§ What to do: From the listing below, pull out the lines that hold "React".

§ Supplied information:
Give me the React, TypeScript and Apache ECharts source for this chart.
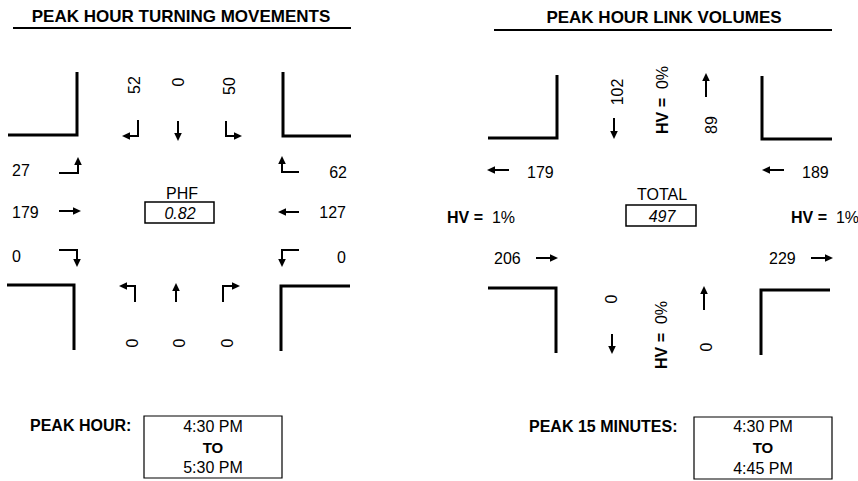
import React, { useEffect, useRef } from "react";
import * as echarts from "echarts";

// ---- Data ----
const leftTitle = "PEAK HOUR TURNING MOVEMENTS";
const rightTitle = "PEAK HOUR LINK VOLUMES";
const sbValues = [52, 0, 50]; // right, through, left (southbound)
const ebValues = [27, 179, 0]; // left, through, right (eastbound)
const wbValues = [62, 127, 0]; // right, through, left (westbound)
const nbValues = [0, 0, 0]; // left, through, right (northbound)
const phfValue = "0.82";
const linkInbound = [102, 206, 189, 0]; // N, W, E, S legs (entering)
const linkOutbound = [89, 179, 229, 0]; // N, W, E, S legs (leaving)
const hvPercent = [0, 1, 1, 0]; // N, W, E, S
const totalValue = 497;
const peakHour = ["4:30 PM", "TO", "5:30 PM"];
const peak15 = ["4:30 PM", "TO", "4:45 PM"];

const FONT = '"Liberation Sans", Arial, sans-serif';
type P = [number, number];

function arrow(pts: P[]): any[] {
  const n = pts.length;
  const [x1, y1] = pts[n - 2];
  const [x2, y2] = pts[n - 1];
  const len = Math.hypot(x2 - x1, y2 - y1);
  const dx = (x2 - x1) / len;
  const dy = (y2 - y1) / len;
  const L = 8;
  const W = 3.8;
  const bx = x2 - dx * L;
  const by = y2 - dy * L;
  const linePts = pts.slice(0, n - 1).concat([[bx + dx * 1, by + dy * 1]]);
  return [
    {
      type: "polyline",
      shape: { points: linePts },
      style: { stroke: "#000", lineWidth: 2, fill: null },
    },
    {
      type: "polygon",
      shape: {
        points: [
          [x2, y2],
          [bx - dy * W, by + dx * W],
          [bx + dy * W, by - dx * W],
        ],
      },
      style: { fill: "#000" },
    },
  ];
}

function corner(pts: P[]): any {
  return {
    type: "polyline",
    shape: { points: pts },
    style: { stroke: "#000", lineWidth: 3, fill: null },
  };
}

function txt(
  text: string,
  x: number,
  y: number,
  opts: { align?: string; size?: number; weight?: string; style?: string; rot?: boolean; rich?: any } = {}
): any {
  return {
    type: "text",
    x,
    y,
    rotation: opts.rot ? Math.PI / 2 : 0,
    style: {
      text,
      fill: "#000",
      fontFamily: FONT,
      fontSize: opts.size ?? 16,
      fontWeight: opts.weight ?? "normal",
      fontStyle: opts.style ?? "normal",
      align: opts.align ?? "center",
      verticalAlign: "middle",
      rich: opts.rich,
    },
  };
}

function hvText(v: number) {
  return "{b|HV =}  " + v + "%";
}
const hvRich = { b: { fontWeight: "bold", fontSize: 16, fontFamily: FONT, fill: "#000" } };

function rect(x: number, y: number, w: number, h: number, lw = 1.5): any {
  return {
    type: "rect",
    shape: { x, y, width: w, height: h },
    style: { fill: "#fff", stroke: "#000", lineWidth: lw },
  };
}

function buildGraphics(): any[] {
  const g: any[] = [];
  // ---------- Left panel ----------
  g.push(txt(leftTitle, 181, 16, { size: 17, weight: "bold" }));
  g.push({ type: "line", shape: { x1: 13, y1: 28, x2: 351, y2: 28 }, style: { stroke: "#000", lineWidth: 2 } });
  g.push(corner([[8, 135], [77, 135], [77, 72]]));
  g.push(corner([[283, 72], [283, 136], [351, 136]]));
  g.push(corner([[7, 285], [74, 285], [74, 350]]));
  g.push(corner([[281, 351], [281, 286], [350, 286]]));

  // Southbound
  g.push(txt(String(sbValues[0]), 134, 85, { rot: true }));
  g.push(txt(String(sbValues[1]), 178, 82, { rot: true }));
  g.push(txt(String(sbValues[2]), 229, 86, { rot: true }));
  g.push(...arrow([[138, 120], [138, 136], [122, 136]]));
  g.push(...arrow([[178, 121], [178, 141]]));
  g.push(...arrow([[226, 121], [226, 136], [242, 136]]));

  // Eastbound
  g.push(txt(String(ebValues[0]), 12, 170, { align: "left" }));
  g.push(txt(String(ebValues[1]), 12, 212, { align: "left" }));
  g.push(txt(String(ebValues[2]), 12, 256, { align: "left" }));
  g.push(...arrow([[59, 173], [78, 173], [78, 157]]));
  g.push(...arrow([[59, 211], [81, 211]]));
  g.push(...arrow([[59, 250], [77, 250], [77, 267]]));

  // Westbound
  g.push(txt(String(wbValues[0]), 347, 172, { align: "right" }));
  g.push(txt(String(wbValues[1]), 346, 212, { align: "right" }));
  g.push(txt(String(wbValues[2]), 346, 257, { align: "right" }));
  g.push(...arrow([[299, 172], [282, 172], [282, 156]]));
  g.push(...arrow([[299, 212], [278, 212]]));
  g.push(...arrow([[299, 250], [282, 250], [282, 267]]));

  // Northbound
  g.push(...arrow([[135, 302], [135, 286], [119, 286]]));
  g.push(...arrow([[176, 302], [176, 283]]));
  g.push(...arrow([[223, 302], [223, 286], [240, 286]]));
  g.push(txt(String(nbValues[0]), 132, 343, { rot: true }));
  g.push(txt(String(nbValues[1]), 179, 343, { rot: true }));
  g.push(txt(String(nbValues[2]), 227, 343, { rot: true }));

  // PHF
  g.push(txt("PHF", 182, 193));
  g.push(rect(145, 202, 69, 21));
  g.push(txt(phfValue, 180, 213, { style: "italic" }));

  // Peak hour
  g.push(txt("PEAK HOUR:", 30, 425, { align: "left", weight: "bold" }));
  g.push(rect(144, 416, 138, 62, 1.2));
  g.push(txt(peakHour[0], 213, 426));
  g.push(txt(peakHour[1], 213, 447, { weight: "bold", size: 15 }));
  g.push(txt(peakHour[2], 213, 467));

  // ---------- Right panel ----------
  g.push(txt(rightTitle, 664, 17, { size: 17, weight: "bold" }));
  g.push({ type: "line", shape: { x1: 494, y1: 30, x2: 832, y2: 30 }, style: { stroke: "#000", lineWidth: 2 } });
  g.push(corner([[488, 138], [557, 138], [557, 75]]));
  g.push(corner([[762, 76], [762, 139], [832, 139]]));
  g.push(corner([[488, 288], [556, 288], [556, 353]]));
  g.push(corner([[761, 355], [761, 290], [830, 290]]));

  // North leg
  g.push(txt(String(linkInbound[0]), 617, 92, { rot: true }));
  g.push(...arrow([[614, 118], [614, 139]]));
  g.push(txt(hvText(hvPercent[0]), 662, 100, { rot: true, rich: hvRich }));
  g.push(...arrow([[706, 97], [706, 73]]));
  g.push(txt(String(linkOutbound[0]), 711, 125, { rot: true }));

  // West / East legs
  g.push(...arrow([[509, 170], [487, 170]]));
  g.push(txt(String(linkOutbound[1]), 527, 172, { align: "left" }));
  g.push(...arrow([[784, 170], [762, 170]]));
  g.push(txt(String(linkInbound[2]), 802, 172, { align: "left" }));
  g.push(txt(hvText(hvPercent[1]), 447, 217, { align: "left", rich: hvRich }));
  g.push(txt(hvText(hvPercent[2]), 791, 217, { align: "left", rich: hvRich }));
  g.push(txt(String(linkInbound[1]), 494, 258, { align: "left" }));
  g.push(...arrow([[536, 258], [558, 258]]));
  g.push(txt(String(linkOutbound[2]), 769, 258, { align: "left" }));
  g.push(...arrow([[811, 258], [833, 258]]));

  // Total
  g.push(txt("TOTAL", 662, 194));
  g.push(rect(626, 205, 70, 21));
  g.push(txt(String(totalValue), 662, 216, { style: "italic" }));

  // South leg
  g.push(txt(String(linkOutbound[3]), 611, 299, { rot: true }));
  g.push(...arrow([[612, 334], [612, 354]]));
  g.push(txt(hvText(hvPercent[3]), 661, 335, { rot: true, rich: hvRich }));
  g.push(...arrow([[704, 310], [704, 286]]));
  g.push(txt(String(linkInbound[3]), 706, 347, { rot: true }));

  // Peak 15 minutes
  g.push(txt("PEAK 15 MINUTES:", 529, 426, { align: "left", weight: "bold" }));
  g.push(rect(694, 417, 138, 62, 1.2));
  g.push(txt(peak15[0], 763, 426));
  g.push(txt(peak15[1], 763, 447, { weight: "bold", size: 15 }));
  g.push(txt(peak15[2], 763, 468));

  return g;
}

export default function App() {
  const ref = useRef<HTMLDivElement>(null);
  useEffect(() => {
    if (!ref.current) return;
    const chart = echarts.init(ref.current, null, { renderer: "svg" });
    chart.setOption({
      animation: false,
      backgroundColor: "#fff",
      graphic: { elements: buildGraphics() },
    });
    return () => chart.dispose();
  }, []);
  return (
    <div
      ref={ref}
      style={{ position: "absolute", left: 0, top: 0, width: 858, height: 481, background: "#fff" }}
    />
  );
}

§ Complete response:
Give me the React, TypeScript and Apache ECharts source for this chart.
import React, { useEffect, useRef } from "react";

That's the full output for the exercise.